第一,营造完善的法律环境,为制度创新提供法律信用保证。毫无疑问,完善而稳定的法制通过契约的形式,确立了人们之间合作、交往的规范,能够将社会、政治、经济生活引入一种文明秩序。钱德勒在对美国经理革命进行研究时,发现在那转变的一百年中,美国正处于一个信任严重缺失的年代。那时,由于人口流动及大量移民的涌入,机会主义、败德行为和搭便车现象十分盛行。至于美国如何克服信用缺失来完成经理革命,钱德勒没有涉及。后来另一个研究者祖克尔发现,由于人本主义精神的影响,家庭伦理规则相对淡薄,所以美国社会一直具备了相对良好的契约传统。美国政府在当时通过加强专业资格制度、强化各种法律法规、设立了大量有信用的中介组织,从而建立了以法律契约为核心的信用制度,为经理革命提供了法律信用支持。(注:参见储小平.信任与中美家族企业演变的比较及其启示[J].学术研究,2001,(5).)目前中国家族企业制度的创新,当务之急是健全明确、稳定的法律制度,营造良好的法制环境。因为一个健全的法律制度诸如私有产权的法律保护制度、商业机密的保护制度、个人消费信用制度、职业经理人市场制度和职业操守制度等,是家族企业进行产权创新、建立委托代理关系、降低制度创新的成本和风险的必要条件,而这些制度的建立要以政府为主导。

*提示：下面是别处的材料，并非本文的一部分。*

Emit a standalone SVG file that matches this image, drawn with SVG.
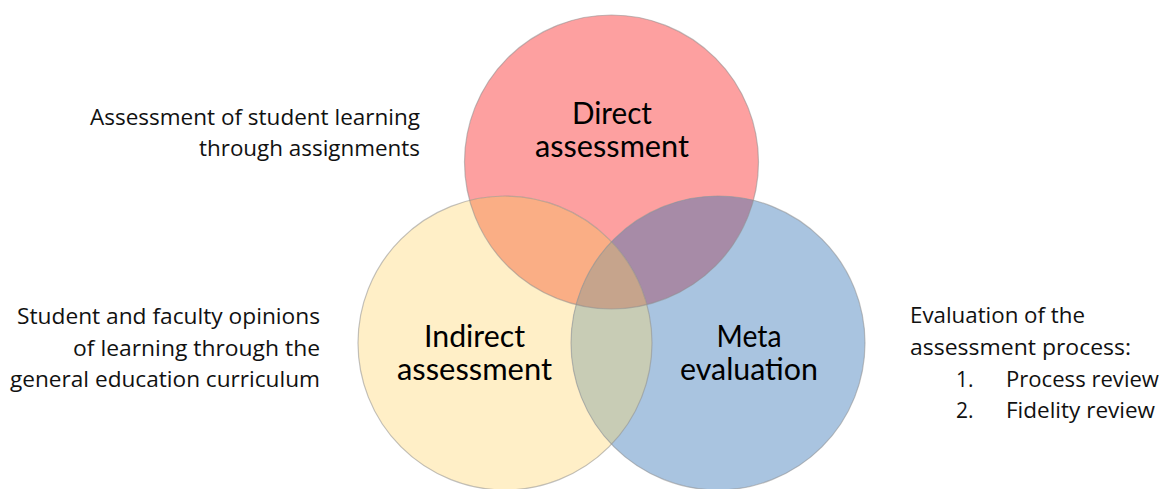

第二,培育公平的政策环境,为制度创新提供市场支持。家族企业的发展创新离不开健全、平等的市场环境,但中国家族企业是在传统外围或薄弱环节中发展起来的,各种体制性的障碍使之一直处于不公平的市场环境中。长期以来,在市场准入、税收政策、要素使用和参与国际市场竞争等方面都遭受到不平等的待遇。没有必要的市场条件和公平的市场环境,企业制度的创新举步维艰。而完善的产权交易市场、开放的资本市场、发育充分的市场中介组织、必要的政府服务中心等,都是家族企业制度创新所必需的。所以,当前政府应该就放宽市场准入、提供融资服务、享受国民待遇、鼓励人才流动等方面制定具体的措施和方案,为家族企业制度创新提供体制和市场支持。

第三,倡导以伦理道德为核心的社会诚信,优化制度创新的外部环境。企业制度是由非正式约束、正式规则及其实施机制组成的规范体系,现实社会中人与人之间的合作也是建立在一系列正式或非正式的规则基础上。无论从整个社会的角度、从单个企业的内部,抑或从独立的个人之间,非正式的规则总是深刻地影响着彼此间的合作、影响着制度的形成和变迁,而其中伦理道德是各种非正式规则的核心。伦理道德与法律是相辅相成的,前者通过教育和自律,后者通过强制和他律,规定着人们之间交往的准则。无论任何一个层次的制度,其建立或创新都是对人们之间合作关系的一种规范,而诚信在任何时代都应该作为合作的基本前提。家族企业制度创新的过程实际上是各种家族资源与社会资源的合作过程,这个过程必须建立在完善的社会信用的基础上,为此,政府与企业必须倡导以伦理道德为核心的社会诚信,优化家族企业制度创新的外部环境。